**Stated task**.
Show each line from the listing that includes the word "this".

**Dataset items**.
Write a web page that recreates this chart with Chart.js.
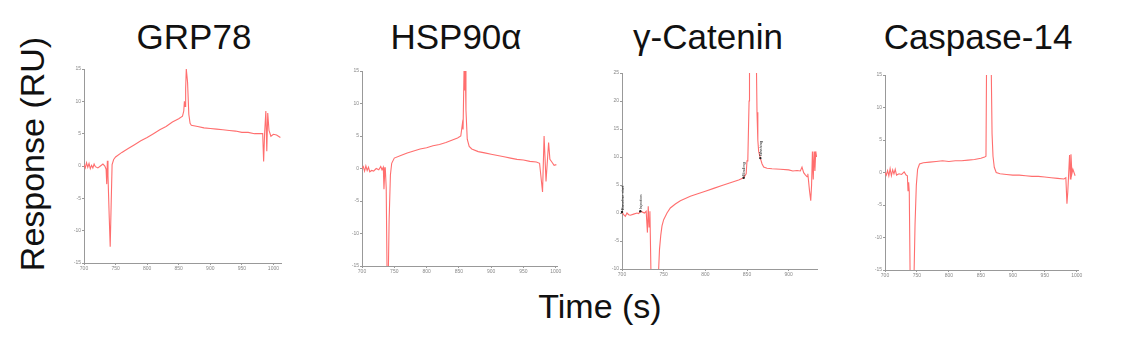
<!DOCTYPE html>
<html>
<head>
<meta charset="utf-8">
<script src="https://cdn.jsdelivr.net/npm/chart.js@4/dist/chart.umd.min.js"></script>
<style>
  body { margin: 0; background: #fff; width: 1133px; height: 338px; overflow: hidden; position: relative; font-family: "Liberation Sans", Arial, sans-serif; }
  .big { position: absolute; font-size: 35px; line-height: 35px; color: #111; white-space: nowrap; transform: translateX(-50%); }
  .ytitle { position: absolute; left: 32px; top: 154px; font-size: 34px; line-height: 34px; color: #111; white-space: nowrap; transform: translate(-50%, -50%) rotate(-90deg); }
  canvas { position: absolute; }
</style>
</head>
<body>
<div class="big" style="left:194px; top:19px">GRP78</div>
<div class="big" style="left:456px; top:19px">HSP90α</div>
<div class="big" style="left:708px; top:19px">γ-Catenin</div>
<div class="big" style="left:978px; top:19px">Caspase-14</div>
<div class="ytitle">Response (RU)</div>
<div class="big" style="left:600px; top:289px; font-size:34px">Time (s)</div>

<canvas id="c1"></canvas>
<canvas id="c2"></canvas>
<canvas id="c3"></canvas>
<canvas id="c4"></canvas>

<script>
// GRP78
const grpTime = [700, 702, 704, 706, 708, 710, 712, 714, 716, 718, 722, 726, 730, 733, 735, 736, 737, 738, 740, 741.5, 743, 744.5, 747, 750, 760, 770, 780, 790, 800, 810, 820, 830, 840, 850, 856, 858, 859, 860, 861, 862, 863, 864, 866, 868, 870, 880, 890, 900, 910, 920, 930, 940, 950, 960, 970, 980, 983, 984.5, 986, 988, 989.5, 991, 993, 996, 1000, 1005, 1011];
const grpResp = [0.2, -0.3, 0.5, -0.2, 0.4, -0.4, 0.1, -0.3, 0.3, -0.1, -0.3, 0.0, 0.3, 0.0, -0.5, -2.8, 0.8, -1.5, -8, -12.5, -6, 0.2, 1.0, 1.4, 2.1, 2.7, 3.3, 3.9, 4.4, 5.0, 5.6, 6.1, 6.8, 7.3, 7.7, 8.5, 10.0, 9.2, 12, 15, 15, 13, 8, 6.6, 6.3, 6.1, 5.9, 5.8, 5.7, 5.6, 5.5, 5.4, 5.2, 5.2, 5.0, 5.0, 5.0, 0.7, 5.0, 8.5, 2.3, 8.2, 5.5, 4.6, 4.9, 4.8, 4.4];

// HSP90a
const hspTime = [700, 702, 704, 706, 708, 710, 712, 715, 718, 722, 726, 729, 731, 733, 734, 735, 736, 737.5, 739, 740.5, 742, 744, 746, 750, 760, 770, 780, 790, 800, 810, 820, 830, 840, 848, 853, 855.5, 856.5, 858, 859, 860, 861, 863, 866, 870, 880, 890, 900, 910, 920, 930, 940, 950, 960, 970, 975, 979.6, 982, 985, 989, 991, 994, 997.5, 1001];
const hspResp = [0, 0.3, -0.4, 0.4, -0.3, 0.2, -0.5, -0.3, -0.4, 0, -0.2, 0.3, -0.2, 0.2, -3.2, -1, 0.2, -3, -18, -18, -8, -1, 0.8, 1.6, 2.0, 2.4, 2.7, 3.0, 3.2, 3.5, 3.7, 4.0, 4.4, 4.7, 5.0, 6.9, 6.0, 15, 12, 15, 9, 4.5, 3.4, 3.0, 2.6, 2.4, 2.2, 2.0, 1.8, 1.6, 1.4, 1.3, 1.1, 1.0, 0.8, -3.6, 5.0, -2.0, 4.0, 1.4, 1.0, 0.5, 0.6];

// gamma-Catenin
const catTime = [700, 702, 704, 706, 708, 710, 714, 718, 720, 722, 724, 727, 729, 730.5, 731.5, 732.5, 733.5, 735, 742, 744, 745, 746.5, 748, 750, 754, 758, 764, 770, 776, 782, 790, 800, 810, 820, 830, 840, 846, 849, 850, 851, 852.5, 853, 861, 862, 863, 864, 866, 868, 870, 874, 880, 890, 900, 905, 910, 914, 916, 918, 920, 922, 923, 925, 926.5, 927.5, 928.5, 929.5, 930.5, 931.5, 932.5, 933.5];
const catResp = [0.2, -0.3, -0.6, 0, -0.3, -0.4, -0.2, 0, -0.1, 0.3, 0.2, 0, 0.3, -3.5, 1.2, -2.5, 0.3, -13, -13, -10, -6.5, -4, -2.3, -1.2, 0, 0.9, 1.6, 2.2, 2.6, 3.0, 3.4, 3.9, 4.4, 4.9, 5.4, 5.9, 6.3, 7.0, 9.3, 9.6, 20, 30, 30, 18, 13, 11, 9.8, 8.8, 8.2, 8.0, 7.9, 7.8, 7.7, 7.5, 7.6, 7.5, 8.2, 7.2, 6.8, 6.5, 7, 4, 2.2, 5, 11, 6, 11, 7.5, 11, 10];
const catEvents = [700, 722, 846, 866];
const catEventText = ['Baseline start', 'Injection', 'Binding', 'Washing'];

// Caspase-14
const casTime = [700, 702, 704, 706, 708, 710, 712, 714, 716, 718, 722, 726, 730, 733, 735, 736, 737, 738, 739.5, 745, 747, 749, 751, 754, 760, 770, 780, 790, 800, 810, 820, 830, 840, 850, 856, 858, 859, 866, 867.5, 869, 871, 874, 880, 890, 900, 910, 920, 930, 940, 950, 960, 970, 980, 983, 984.7, 986, 988.8, 990, 991, 992.5, 994, 997.5];
const casResp = [0, -0.4, 0.3, -0.5, 0.6, -0.5, 0.4, -0.2, 0.5, -0.4, -0.2, -0.3, 0.1, -0.4, -0.5, -2.8, -1.5, -3, -18, -18, -8, -2, 0.5, 1.3, 1.5, 1.6, 1.7, 1.8, 1.7, 1.8, 1.8, 1.9, 2.0, 2.2, 2.4, 2.5, 18, 18, 6, 2.5, 0.8, 0, -0.2, -0.3, -0.4, -0.4, -0.5, -0.6, -0.6, -0.7, -0.8, -0.9, -1.0, -0.8, -4.8, -3, 2.7, -1, 2.8, -0.2, 0.5, -0.5];

const xTicks = [700, 750, 800, 850, 900, 950, 1000];
const yTicks = [-15, -10, -5, 0, 5, 10, 15];
const yTicksCat = [-10, -5, 0, 5, 10, 15, 20, 25];

const RED = 'rgb(255,110,110)';
const AXIS = '#999';

function pts(t, r) {
  return t.map((x, i) => ({ x: x, y: r[i] }));
}

// tiny rotated event labels for the catenin run
const eventMarks = {
  id: 'eventMarks',
  afterDatasetsDraw(chart, args, opts) {
    if (!opts.at) return;
    const ctx = chart.ctx;
    const xs = chart.scales.x, ys = chart.scales.y;
    const data = chart.data.datasets[0].data;
    ctx.save();
    ctx.fillStyle = '#222';
    ctx.font = '4px "Liberation Sans", Arial';
    opts.at.forEach((t, i) => {
      let best = data[0];
      data.forEach(p => { if (Math.abs(p.x - t) < Math.abs(best.x - t)) best = p; });
      const px = xs.getPixelForValue(t), py = ys.getPixelForValue(best.y);
      ctx.beginPath();
      ctx.arc(px, py, 1.2, 0, Math.PI * 2);
      ctx.fill();
      ctx.save();
      ctx.translate(px + 1.5, py - 2);
      ctx.rotate(-Math.PI / 2);
      ctx.fillText(opts.text[i], 0, 0);
      ctx.restore();
    });
    ctx.restore();
  }
};

function panel(id, box, time, resp, xmax, yt, extra) {
  const yW = 16, xH = 14, padT = 4, padR = 8;
  const cv = document.getElementById(id);
  const w = box.r - box.l + yW + padR;
  const h = box.b - box.t + padT + xH;
  cv.style.left = (box.l - yW) + 'px';
  cv.style.top = (box.t - padT) + 'px';
  cv.width = w; cv.height = h;
  cv.style.width = w + 'px'; cv.style.height = h + 'px';
  const xt = xTicks.filter(v => v <= xmax);
  return new Chart(cv, {
    type: 'line',
    data: {
      datasets: [{
        data: pts(time, resp),
        borderColor: RED,
        borderWidth: 1.1,
        pointRadius: 0,
        tension: 0,
        fill: false
      }]
    },
    options: {
      responsive: false,
      animation: false,
      layout: { padding: { top: padT, right: padR, left: 0, bottom: 0 } },
      plugins: {
        legend: { display: false },
        tooltip: { enabled: false },
        eventMarks: extra || {}
      },
      scales: {
        x: {
          type: 'linear',
          min: 700,
          max: xmax,
          afterFit: s => { s.height = xH; },
          afterBuildTicks: s => { s.ticks = xt.map(v => ({ value: v })); },
          border: { color: AXIS, width: 1 },
          grid: { drawOnChartArea: false, color: AXIS, tickLength: 2 },
          ticks: { maxRotation: 0, autoSkip: false, color: '#888', padding: 1, font: { size: 5 }, callback: v => String(v) }
        },
        y: {
          min: yt[0],
          max: yt[yt.length - 1],
          afterFit: s => { s.width = yW; },
          afterBuildTicks: s => { s.ticks = yt.map(v => ({ value: v })); },
          border: { color: AXIS, width: 1 },
          grid: { drawOnChartArea: false, color: AXIS, tickLength: 2 },
          ticks: { autoSkip: false, color: '#888', padding: 1, font: { size: 5 }, callback: v => String(v) }
        }
      }
    },
    plugins: [eventMarks]
  });
}

Chart.defaults.font.family = '"Liberation Sans", Arial, sans-serif';

panel('c1', { l: 84, t: 69, r: 281, b: 263 }, grpTime, grpResp, 1012, yTicks);
panel('c2', { l: 362, t: 71, r: 557, b: 266 }, hspTime, hspResp, 1002, yTicks);
panel('c3', { l: 622, t: 73, r: 817, b: 269 }, catTime, catResp, 934, yTicksCat, { at: catEvents, text: catEventText });
panel('c4', { l: 885, t: 75, r: 1078, b: 270 }, casTime, casResp, 1002, yTicks);
</script>
</body>
</html>
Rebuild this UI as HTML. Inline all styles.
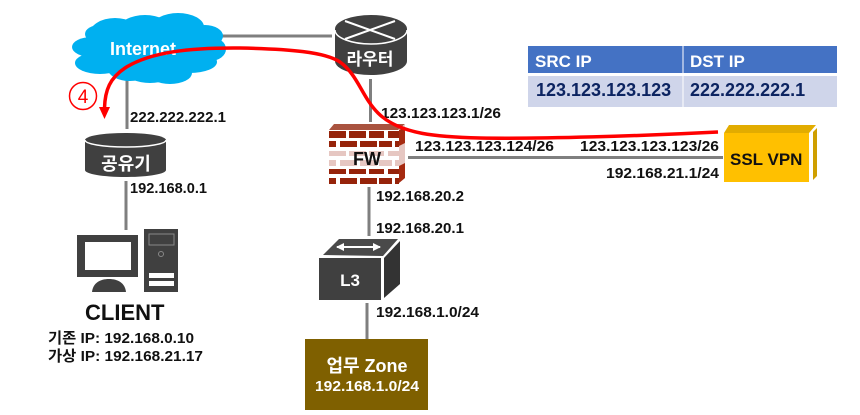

**Full output**.
Write a web page that recreates this chart with Chart.js.
Rebuild this UI as HTML. Inline all styles.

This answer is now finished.